Fishing communities in Kampot and Kep provinces are under threat as a coastal tourism project linked to the wife of a government minister is reportedly moving forward, the Cambodian Center for Human Rights said.
In a report issued this month, the NGO said it had found many local concerns while conducting a survey among five fishing communities slated to be affected by the Omni Kampot Development.
The report noted that one of Omni’s directors is Khem Rany, who is the wife of a high-ranking government official. Her husband has been reported to be Kao Kim Hourn, minister delegate attached to the prime minister. The Commerce Ministry continues to list Rany as a director, though officials previously told the Phnom Penh Post that she had stepped down from the Omni project.
The Omni development has been quiet since 2019, when its representatives informed local residents about the project. However, CCHR program coordinator Vann Sophat said this week the NGO had spoken to consultancy Creative Green Design mid-last year and was told its final impact assessment of the project had been completed.
Sophat said the consultancy informed CCHR that developers were coordinating with provincial authorities to begin work on the project.
“Until that moment, we hadn’t seen any more activities from the company, but we received the information from the representative from the consultancy company,” Sophat said. “So that’s why the people in five communities in both Kep and Kampot are worried about the impacts.”
Creative Green Design director Tous Saphoeun declined to comment.
An architectural map of unknown origin previously seen by reporters put the development — which would be built on landfill in the sea — at nearly 4,000 hectares.
Sophat said he had seen parts of a presentation based on preliminary findings of the environmental and social impact assessment. These showed that 47% of the fishing grounds of Kampot’s Trapeang Sangke community would be affected by the development, as would 78% of the area for Kep’s Phum Thmei community. The impacts on the other three nearby communities would fall somewhere in between those levels, he said.
Sen Nos, deputy head of the Trapeang Sangke fishing community, said local residents had opposed the development, as it would seriously diminish fishers’ livelihoods.
“There would be huge impacts, especially jobs. Fishermen with low education only know how to fish to feed their children,” Nos said. “But whether we win or not, if the government wants to develop it, then it would be decided that way. If the Omni company develops it, the people will be the most affected.”

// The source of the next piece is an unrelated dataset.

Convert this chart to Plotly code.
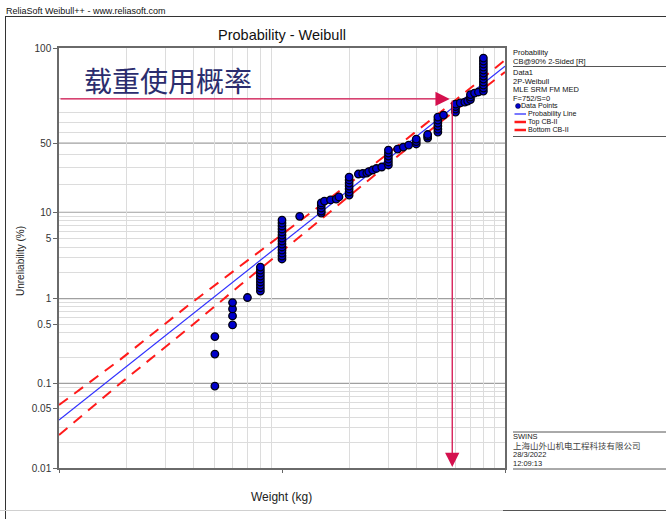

The Trapeang Lpov Prek Treng fisheries community is not one of the five under immediate threat of disruption from Omni’s development, but deputy chief Tith Rin said his community, further west in Kampot, was also in line to lose out from a separate sea-filling project, Ching Kor.
“When they develop, they pour soil into it, affecting marine resources such as corals, seagrass, mangrove forests, biodiversity of all kinds,” Rin said.
Kampot provincial governor Mao Thonin hung up on a reporter. Toek Chhou district governor Nak Sovannary and Kep provincial governor Som Pith did not pick up. Omni could not be reached through a phone number listed with the Commerce Ministry.
Fishing communities were introduced in 2005, giving “Khmer citizens” the right to jointly establish fishing areas where they live to improve their management. Such communities can be canceled if the government deems “another purpose provides higher public and social benefit” to the country. CCHR says the destruction of community fisheries without adequate consent or consultation would amount to breaches of several international rights.